I had initially suggested to the producer of BNN that I wear a pair of knee-length shorts and a tiger-print t-shirt, hockey stick in hand. But that garb was considered too radical for a woman to don. Little did I know that I would have been the precursor to Gullu the Bully; had they allowed me that much freedom. All that was missing was the danda and bottles of Coke, but that could have been arranged had my producer been an imaginative one. Imagine, I had unwittingly stumbled across the Butt Factor while taking the plunge from the straight-jacket of prim femininity to the barbarism of wild masculinity.
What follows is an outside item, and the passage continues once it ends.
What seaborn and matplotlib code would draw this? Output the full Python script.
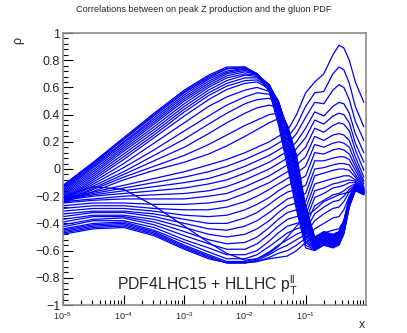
import numpy as np
import pandas as pd
import seaborn as sns
import matplotlib.pyplot as plt
from matplotlib.ticker import FuncFormatter, MultipleLocator, LogLocator

log_x = [-5.0, -4.5, -4.0, -3.5, -3.0, -2.6, -2.3, -2.0, -1.8, -1.6, -1.45,
         -1.3, -1.15, -1.0, -0.85, -0.7, -0.55, -0.45, -0.37, -0.28, -0.18, -0.04]

# curves that peak near x~1e-2 and fall into the band at x~0.1
band_curves = [
    [-0.12, 0.05, 0.23, 0.41, 0.58, 0.69, 0.75, 0.75, 0.69, 0.57, 0.33, 0.02, -0.30, -0.58, -0.60, -0.56, -0.58, -0.56, -0.48, -0.28, -0.16, -0.19],
    [-0.125, 0.045, 0.22, 0.40, 0.57, 0.68, 0.74, 0.75, 0.70, 0.58, 0.36, 0.05, -0.27, -0.56, -0.594, -0.554, -0.574, -0.554, -0.474, -0.276, -0.158, -0.187],
    [-0.13, 0.04, 0.215, 0.39, 0.56, 0.67, 0.735, 0.745, 0.70, 0.59, 0.38, 0.08, -0.24, -0.54, -0.588, -0.548, -0.568, -0.548, -0.468, -0.272, -0.155, -0.184],
    [-0.14, 0.03, 0.20, 0.375, 0.545, 0.66, 0.72, 0.74, 0.70, 0.60, 0.40, 0.11, -0.21, -0.53, -0.582, -0.542, -0.562, -0.542, -0.462, -0.268, -0.153, -0.181],
    [-0.15, 0.02, 0.19, 0.36, 0.53, 0.645, 0.71, 0.735, 0.70, 0.61, 0.42, 0.14, -0.18, -0.51, -0.576, -0.536, -0.556, -0.536, -0.456, -0.264, -0.150, -0.178],
    [-0.16, 0.01, 0.175, 0.345, 0.515, 0.63, 0.70, 0.725, 0.70, 0.61, 0.44, 0.17, -0.15, -0.49, -0.570, -0.530, -0.550, -0.530, -0.450, -0.260, -0.148, -0.175],
    [-0.17, -0.005, 0.16, 0.33, 0.50, 0.615, 0.685, 0.715, 0.695, 0.62, 0.46, 0.20, -0.12, -0.47, -0.565, -0.525, -0.545, -0.525, -0.445, -0.256, -0.146, -0.172],
    [-0.18, -0.02, 0.145, 0.31, 0.48, 0.60, 0.67, 0.70, 0.69, 0.62, 0.48, 0.23, -0.09, -0.45, -0.559, -0.519, -0.539, -0.519, -0.439, -0.252, -0.144, -0.169],
    [-0.19, -0.035, 0.13, 0.29, 0.46, 0.58, 0.65, 0.69, 0.68, 0.62, 0.49, 0.25, -0.06, -0.43, -0.553, -0.513, -0.533, -0.513, -0.433, -0.248, -0.141, -0.166],
    [-0.20, -0.05, 0.11, 0.27, 0.44, 0.56, 0.63, 0.67, 0.67, 0.61, 0.50, 0.27, -0.04, -0.41, -0.547, -0.507, -0.527, -0.507, -0.427, -0.244, -0.139, -0.163],
    [-0.21, -0.065, 0.09, 0.25, 0.42, 0.54, 0.61, 0.65, 0.655, 0.60, 0.50, 0.28, -0.02, -0.39, -0.541, -0.501, -0.521, -0.501, -0.421, -0.240, -0.136, -0.160],
    [-0.22, -0.08, 0.07, 0.23, 0.39, 0.51, 0.585, 0.63, 0.64, 0.59, 0.50, 0.29, 0.00, -0.37, -0.535, -0.495, -0.515, -0.495, -0.415, -0.236, -0.134, -0.157],
    [-0.225, -0.095, 0.04, 0.19, 0.34, 0.46, 0.53, 0.58, 0.60, 0.57, 0.49, 0.30, 0.01, -0.35, -0.529, -0.489, -0.509, -0.489, -0.409, -0.232, -0.131, -0.154],
    [-0.23, -0.11, 0.01, 0.14, 0.28, 0.39, 0.47, 0.53, 0.56, 0.55, 0.48, 0.31, 0.03, -0.33, -0.523, -0.483, -0.503, -0.483, -0.403, -0.228, -0.129, -0.151],
    [-0.235, -0.125, -0.02, 0.10, 0.22, 0.33, 0.41, 0.48, 0.51, 0.52, 0.47, 0.31, 0.05, -0.31, -0.517, -0.477, -0.497, -0.477, -0.397, -0.224, -0.126, -0.148],
    [-0.24, -0.14, -0.04, 0.06, 0.16, 0.26, 0.34, 0.41, 0.45, 0.47, 0.45, 0.31, 0.07, -0.30, -0.511, -0.471, -0.491, -0.471, -0.391, -0.220, -0.124, -0.145],
    [-0.245, -0.15, -0.06, 0.02, 0.10, 0.18, 0.25, 0.32, 0.36, 0.40, 0.41, 0.32, 0.08, -0.29, -0.505, -0.465, -0.485, -0.465, -0.385, -0.216, -0.122, -0.142],
    [-0.25, -0.165, -0.08, -0.01, 0.05, 0.11, 0.17, 0.24, 0.29, 0.34, 0.37, 0.32, 0.10, -0.27, -0.500, -0.460, -0.480, -0.460, -0.380, -0.212, -0.120, -0.140],
]

# curves that stay low, cross the band near x~0.05 and fan out at large x
fan_curves = [
    [-0.215, -0.17, -0.12, -0.07, -0.02, 0.03, 0.07, 0.12, 0.16, 0.20, 0.24, 0.28, 0.40, 0.56, 0.64, 0.70, 0.84, 0.91, 0.89, 0.80, 0.64, 0.49],
    [-0.22, -0.18, -0.14, -0.10, -0.06, -0.02, 0.02, 0.07, 0.11, 0.15, 0.19, 0.23, 0.32, 0.46, 0.56, 0.57, 0.70, 0.75, 0.73, 0.63, 0.46, 0.31],
    [-0.225, -0.19, -0.16, -0.13, -0.10, -0.07, -0.03, 0.02, 0.06, 0.10, 0.14, 0.18, 0.26, 0.38, 0.49, 0.48, 0.58, 0.62, 0.60, 0.51, 0.35, 0.21],
    [-0.23, -0.20, -0.18, -0.16, -0.14, -0.11, -0.08, -0.03, 0.01, 0.05, 0.09, 0.13, 0.20, 0.30, 0.42, 0.39, 0.46, 0.49, 0.48, 0.41, 0.26, 0.12],
    [-0.24, -0.22, -0.20, -0.19, -0.18, -0.16, -0.13, -0.08, -0.04, 0.00, 0.04, 0.08, 0.15, 0.23, 0.36, 0.33, 0.39, 0.41, 0.40, 0.34, 0.19, 0.05],
    [-0.25, -0.23, -0.22, -0.22, -0.22, -0.20, -0.18, -0.13, -0.09, -0.05, -0.01, 0.03, 0.09, 0.16, 0.30, 0.27, 0.32, 0.34, 0.33, 0.28, 0.14, -0.01],
    [-0.27, -0.25, -0.25, -0.26, -0.26, -0.25, -0.23, -0.18, -0.14, -0.10, -0.06, -0.02, 0.03, 0.09, 0.24, 0.21, 0.25, 0.26, 0.25, 0.21, 0.09, -0.06],
    [-0.29, -0.27, -0.27, -0.29, -0.30, -0.30, -0.28, -0.24, -0.20, -0.15, -0.11, -0.07, -0.03, 0.02, 0.18, 0.16, 0.19, 0.20, 0.19, 0.16, 0.05, -0.09],
    [-0.31, -0.29, -0.29, -0.31, -0.34, -0.35, -0.34, -0.30, -0.26, -0.21, -0.16, -0.12, -0.09, -0.05, 0.12, 0.11, 0.14, 0.15, 0.14, 0.11, 0.02, -0.11],
    [-0.33, -0.31, -0.31, -0.33, -0.37, -0.40, -0.40, -0.36, -0.32, -0.26, -0.21, -0.17, -0.15, -0.12, 0.06, 0.06, 0.08, 0.09, 0.09, 0.07, -0.01, -0.13],
    [-0.35, -0.32, -0.32, -0.35, -0.40, -0.44, -0.45, -0.42, -0.38, -0.32, -0.27, -0.22, -0.20, -0.18, 0.00, 0.01, 0.03, 0.04, 0.04, 0.03, -0.04, -0.14],
    [-0.37, -0.34, -0.34, -0.37, -0.43, -0.48, -0.50, -0.48, -0.44, -0.38, -0.32, -0.27, -0.25, -0.24, -0.05, -0.03, -0.01, 0.00, 0.00, -0.01, -0.06, -0.15],
    [-0.39, -0.35, -0.35, -0.39, -0.46, -0.52, -0.55, -0.54, -0.50, -0.43, -0.37, -0.32, -0.30, -0.29, -0.11, -0.09, -0.07, -0.06, -0.05, -0.05, -0.08, -0.16],
    [-0.41, -0.37, -0.36, -0.41, -0.49, -0.55, -0.59, -0.59, -0.55, -0.48, -0.42, -0.37, -0.35, -0.34, -0.16, -0.14, -0.11, -0.10, -0.09, -0.08, -0.09, -0.16],
    [-0.425, -0.38, -0.38, -0.43, -0.52, -0.58, -0.63, -0.63, -0.60, -0.53, -0.47, -0.42, -0.40, -0.38, -0.21, -0.18, -0.14, -0.13, -0.12, -0.10, -0.10, -0.17],
    [-0.44, -0.40, -0.39, -0.45, -0.54, -0.61, -0.66, -0.66, -0.63, -0.57, -0.52, -0.47, -0.44, -0.42, -0.27, -0.23, -0.19, -0.18, -0.16, -0.13, -0.11, -0.17],
    [-0.45, -0.41, -0.40, -0.46, -0.56, -0.63, -0.68, -0.68, -0.66, -0.61, -0.56, -0.52, -0.48, -0.45, -0.33, -0.28, -0.24, -0.23, -0.20, -0.15, -0.12, -0.17],
    [-0.46, -0.42, -0.41, -0.47, -0.57, -0.64, -0.69, -0.69, -0.67, -0.63, -0.59, -0.56, -0.52, -0.48, -0.38, -0.33, -0.29, -0.28, -0.24, -0.17, -0.12, -0.18],
    [-0.47, -0.43, -0.42, -0.48, -0.58, -0.65, -0.69, -0.69, -0.68, -0.65, -0.62, -0.60, -0.56, -0.51, -0.44, -0.40, -0.36, -0.35, -0.30, -0.20, -0.13, -0.18],
    [-0.48, -0.44, -0.43, -0.49, -0.59, -0.66, -0.69, -0.69, -0.68, -0.66, -0.65, -0.64, -0.60, -0.54, -0.50, -0.47, -0.45, -0.44, -0.38, -0.22, -0.14, -0.18],
]

# one curve that cuts diagonally through the others
cross_curve = [-0.20, -0.13, -0.15, -0.27, -0.42, -0.54, -0.62, -0.67, -0.66, -0.62, -0.57,
               -0.50, -0.42, -0.35, -0.30, -0.24, -0.21, -0.19, -0.18, -0.17, -0.15, -0.16]

title = "Correlations between on peak Z production and the gluon PDF"
label = r"PDF4LHC15 + HLLHC $\mathregular{p_{T}^{ll}}$"

all_curves = band_curves + fan_curves + [cross_curve]
rows = []
for i, c in enumerate(all_curves):
    for lx, r in zip(log_x, c):
        rows.append({"x": 10 ** lx, "rho": r, "curve": i})
df = pd.DataFrame(rows)

sns.set_style("ticks")
plt.rcParams["font.family"] = ["Liberation Sans", "DejaVu Sans"]
plt.rcParams["mathtext.fontset"] = "custom"
plt.rcParams["mathtext.rm"] = "Liberation Sans"
plt.rcParams["mathtext.it"] = "Liberation Sans"
plt.rcParams["axes.unicode_minus"] = True

fig = plt.figure(figsize=(4.07, 3.33), dpi=100)
ax = fig.add_axes([63 / 407, 28 / 333, 303 / 407, 272 / 333])

sns.lineplot(data=df, x="x", y="rho", units="curve", estimator=None,
             color="#0000ff", lw=0.9, sort=False, ax=ax, legend=False)

ax.set_xscale("log")
ax.set_xlim(1e-5, 0.99)
ax.set_ylim(-1, 1)
ax.set_xlabel("")
ax.set_ylabel("")

ax.yaxis.set_major_locator(MultipleLocator(0.2))
ax.yaxis.set_minor_locator(MultipleLocator(0.04))
ax.yaxis.set_major_formatter(FuncFormatter(
    lambda v, p: ("%g" % round(v, 2)).replace("-", "\u2212")))
ax.xaxis.set_major_locator(LogLocator(base=10, numticks=10))
ax.xaxis.set_minor_locator(LogLocator(base=10, subs=np.arange(2, 10), numticks=20))
ax.xaxis.set_major_formatter(FuncFormatter(
    lambda v, p: r"$\mathregular{10^{%d}}$" % round(np.log10(v)) if v < 0.9 else ""))

ax.tick_params(axis="both", which="both", direction="in", color="black")
ax.tick_params(axis="y", which="major", length=7, width=0.8, labelsize=9, pad=2)
ax.tick_params(axis="y", which="minor", length=3.5, width=0.8)
ax.tick_params(axis="x", which="major", length=7, width=0.8, labelsize=6.5, pad=4)
ax.tick_params(axis="x", which="minor", length=3.5, width=0.8)
for s in ax.spines.values():
    s.set_color("#8c8c8c")
    s.set_linewidth(1.2)

fig.text(0.5, 1 - 10 / 333, title, ha="center", va="center", fontsize=6.6)
fig.text(18 / 407, 1 - 40 / 333, "\u03c1", rotation=90, ha="center", va="center", fontsize=9)
fig.text(362 / 407, 1 - 325 / 333, "x", ha="center", va="center", fontsize=9)
ax.text(0.178, 0.052, label, transform=ax.transAxes, fontsize=11.3, ha="left", va="baseline")

fig.savefig("out.png", dpi=100)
By risking the departure from convention, I had stepped into the world of sycophancy and unbridled violence immortalised by my name-sake Gullu.
Yes indeed, it was a historic moment when the Real Gullu Butt reconfirmed and validated my suspicion that we have lost our marbles, or perhaps the only marbles we had were the ones we used to play with, and the ones many men still play with. I shall now bask in the glorious English summer, ice-cream cone in hand, reveling in the fact that life is stranger than fiction, that art imitates life occasionally, and that I had no idea that Bilawal was watching when I ripped open my black kurta to reveal the Society
Girl t-shirt beneath it, much before his scintillating, Sindh-titillating performance at the Sindh Fest.